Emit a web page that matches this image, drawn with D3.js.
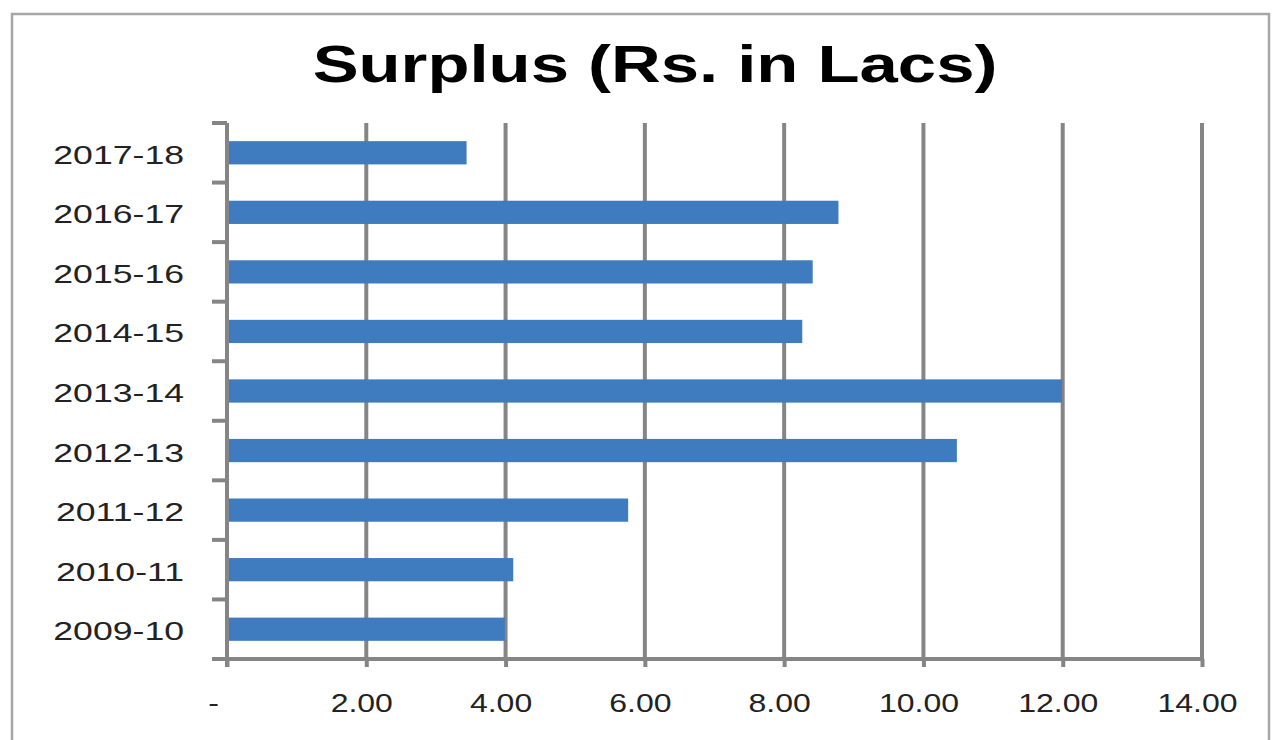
<!DOCTYPE html>
<html><head><meta charset="utf-8">
<script src="https://cdn.jsdelivr.net/npm/d3@7"></script>
<style>html,body{margin:0;padding:0;background:#fff;overflow:hidden}</style>
</head><body>
<svg id="c" width="1282" height="740"></svg>
<script>
const categories = ["2017-18","2016-17","2015-16","2014-15","2013-14","2012-13","2011-12","2010-11","2009-10"];
const values = [3.44, 8.78, 8.41, 8.26, 11.99, 10.48, 5.76, 4.11, 3.99];
const xTicks = [0, 2, 4, 6, 8, 10, 12, 14];
const title = "Surplus (Rs. in Lacs)";

(function () {
const svg = d3.select("#c");
const SX = 1.35; // horizontal stretch of the reference image
const gridColor = "#858585";

svg.append("rect").attr("x", 12).attr("y", 14).attr("width", 1257).attr("height", 740)
  .attr("fill", "#fff").attr("stroke", "#a6a6a6").attr("stroke-width", 2.5);

const pLeft = 227, pRight = 1202, pTop = 123, pBottom = 659;
const x = d3.scaleLinear().domain([0, 14]).range([pLeft, pRight]);
const y = d3.scaleBand().domain(categories).range([pTop, pBottom]).paddingInner(0.61).paddingOuter(0.305);
const yb = d3.scaleBand().domain(categories).range([pTop, pBottom]);

// title
svg.append("text").attr("transform", `translate(655,82) scale(${SX},1)`)
  .attr("text-anchor", "middle").attr("font-family", "Liberation Sans, Arial, sans-serif")
  .attr("font-weight", "bold").attr("font-size", 51).attr("fill", "#000").text(title);

// gridlines
svg.append("g").selectAll("line").data(xTicks.slice(1)).join("line")
  .attr("x1", d => x(d)).attr("x2", d => x(d)).attr("y1", pTop).attr("y2", pBottom)
  .attr("stroke", gridColor).attr("stroke-width", 4);

// bars
svg.append("g").selectAll("rect").data(values).join("rect")
  .attr("x", x(0)).attr("y", (d, i) => y(categories[i]))
  .attr("width", d => x(d) - x(0)).attr("height", y.bandwidth())
  .attr("fill", "#3f7bbf");

// x axis
const xAxis = d3.axisBottom(x).tickValues(xTicks).tickSize(8).tickPadding(0)
  .tickFormat(d => d === 0 ? "-" : d3.format(".2f")(d));
const gx = svg.append("g").attr("transform", `translate(0,${pBottom})`).call(xAxis);
gx.select(".domain").remove();
gx.append("line").attr("x1", 212).attr("x2", pRight + 2).attr("y1", 0).attr("y2", 0)
  .attr("stroke", gridColor).attr("stroke-width", 4);
gx.selectAll(".tick line").attr("stroke", gridColor).attr("stroke-width", 4);
gx.selectAll(".tick text").each(function(d) {
  const t = d3.select(this);
  t.attr("y", null).attr("dy", null)
   .attr("transform", `translate(${d === 0 ? -14 : -5},53) scale(1.28,1)`)
   .attr("font-family", "Liberation Sans, Arial, sans-serif").attr("font-size", 25).attr("fill", "#222");
});

// y axis
const gy = svg.append("g").attr("transform", `translate(${pLeft},0)`);
gy.append("line").attr("x1", 0).attr("x2", 0).attr("y1", pTop).attr("y2", pBottom + 8)
  .attr("stroke", gridColor).attr("stroke-width", 4);
const bounds = categories.map(c => yb(c)).concat([pBottom]);
gy.selectAll("line.tk").data(bounds).join("line").attr("class", "tk")
  .attr("x1", -15).attr("x2", 0).attr("y1", d => d).attr("y2", d => d)
  .attr("stroke", gridColor).attr("stroke-width", 4);
gy.selectAll("text").data(categories).join("text")
  .attr("transform", d => `translate(-43,${yb(d) + yb.bandwidth() / 2 + 11}) scale(1.37,1)`)
  .attr("text-anchor", "end").attr("font-family", "Liberation Sans, Arial, sans-serif")
  .attr("font-size", 26).attr("fill", "#222").text(d => d);
})();
</script>
</body></html>
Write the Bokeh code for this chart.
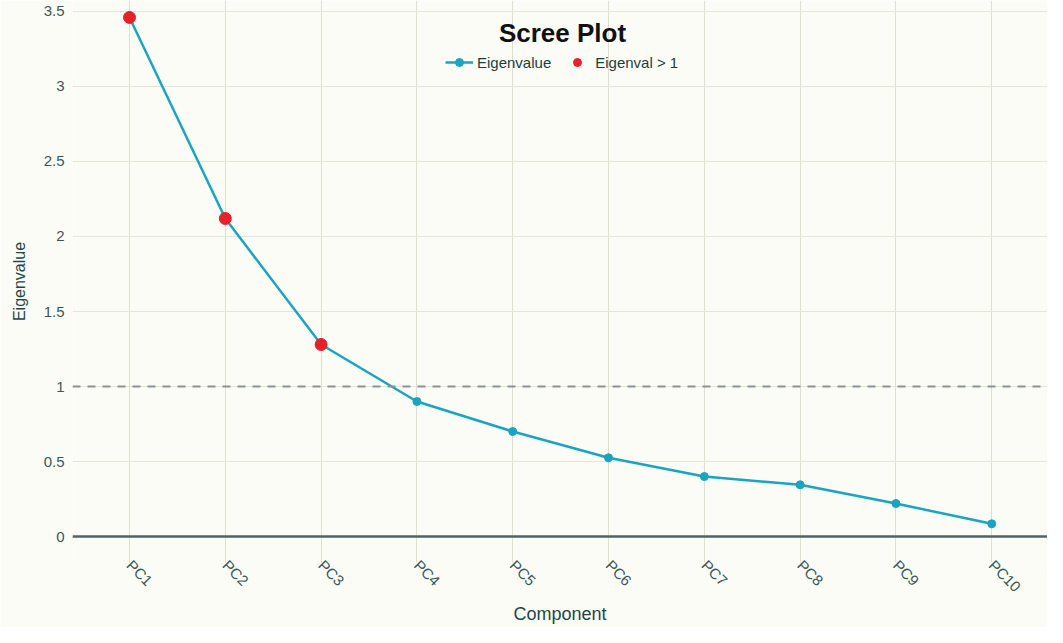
----
## Challenge
Leave out all pictures, then copy the remaining material exactly.

## Completed task
Emit a web page that matches this image, drawn with D3.js.
<!DOCTYPE html>
<html><head><meta charset="utf-8">
<script src="https://cdn.jsdelivr.net/npm/d3@7"></script>
<style>html,body{margin:0;padding:0;background:#fff;overflow:hidden}</style>
</head><body>
<svg id="c" width="1282" height="740"></svg>
<script>
const categories = ["2017-18","2016-17","2015-16","2014-15","2013-14","2012-13","2011-12","2010-11","2009-10"];
const values = [3.44, 8.78, 8.41, 8.26, 11.99, 10.48, 5.76, 4.11, 3.99];
const xTicks = [0, 2, 4, 6, 8, 10, 12, 14];
const title = "Surplus (Rs. in Lacs)";

(function () {
const svg = d3.select("#c");
const SX = 1.35; // horizontal stretch of the reference image
const gridColor = "#858585";

svg.append("rect").attr("x", 12).attr("y", 14).attr("width", 1257).attr("height", 740)
  .attr("fill", "#fff").attr("stroke", "#a6a6a6").attr("stroke-width", 2.5);

const pLeft = 227, pRight = 1202, pTop = 123, pBottom = 659;
const x = d3.scaleLinear().domain([0, 14]).range([pLeft, pRight]);
const y = d3.scaleBand().domain(categories).range([pTop, pBottom]).paddingInner(0.61).paddingOuter(0.305);
const yb = d3.scaleBand().domain(categories).range([pTop, pBottom]);

// title
svg.append("text").attr("transform", `translate(655,82) scale(${SX},1)`)
  .attr("text-anchor", "middle").attr("font-family", "Liberation Sans, Arial, sans-serif")
  .attr("font-weight", "bold").attr("font-size", 51).attr("fill", "#000").text(title);

// gridlines
svg.append("g").selectAll("line").data(xTicks.slice(1)).join("line")
  .attr("x1", d => x(d)).attr("x2", d => x(d)).attr("y1", pTop).attr("y2", pBottom)
  .attr("stroke", gridColor).attr("stroke-width", 4);

// bars
svg.append("g").selectAll("rect").data(values).join("rect")
  .attr("x", x(0)).attr("y", (d, i) => y(categories[i]))
  .attr("width", d => x(d) - x(0)).attr("height", y.bandwidth())
  .attr("fill", "#3f7bbf");

// x axis
const xAxis = d3.axisBottom(x).tickValues(xTicks).tickSize(8).tickPadding(0)
  .tickFormat(d => d === 0 ? "-" : d3.format(".2f")(d));
const gx = svg.append("g").attr("transform", `translate(0,${pBottom})`).call(xAxis);
gx.select(".domain").remove();
gx.append("line").attr("x1", 212).attr("x2", pRight + 2).attr("y1", 0).attr("y2", 0)
  .attr("stroke", gridColor).attr("stroke-width", 4);
gx.selectAll(".tick line").attr("stroke", gridColor).attr("stroke-width", 4);
gx.selectAll(".tick text").each(function(d) {
  const t = d3.select(this);
  t.attr("y", null).attr("dy", null)
   .attr("transform", `translate(${d === 0 ? -14 : -5},53) scale(1.28,1)`)
   .attr("font-family", "Liberation Sans, Arial, sans-serif").attr("font-size", 25).attr("fill", "#222");
});

// y axis
const gy = svg.append("g").attr("transform", `translate(${pLeft},0)`);
gy.append("line").attr("x1", 0).attr("x2", 0).attr("y1", pTop).attr("y2", pBottom + 8)
  .attr("stroke", gridColor).attr("stroke-width", 4);
const bounds = categories.map(c => yb(c)).concat([pBottom]);
gy.selectAll("line.tk").data(bounds).join("line").attr("class", "tk")
  .attr("x1", -15).attr("x2", 0).attr("y1", d => d).attr("y2", d => d)
  .attr("stroke", gridColor).attr("stroke-width", 4);
gy.selectAll("text").data(categories).join("text")
  .attr("transform", d => `translate(-43,${yb(d) + yb.bandwidth() / 2 + 11}) scale(1.37,1)`)
  .attr("text-anchor", "end").attr("font-family", "Liberation Sans, Arial, sans-serif")
  .attr("font-size", 26).attr("fill", "#222").text(d => d);
})();
</script>
</body></html>
Write the Bokeh code for this chart.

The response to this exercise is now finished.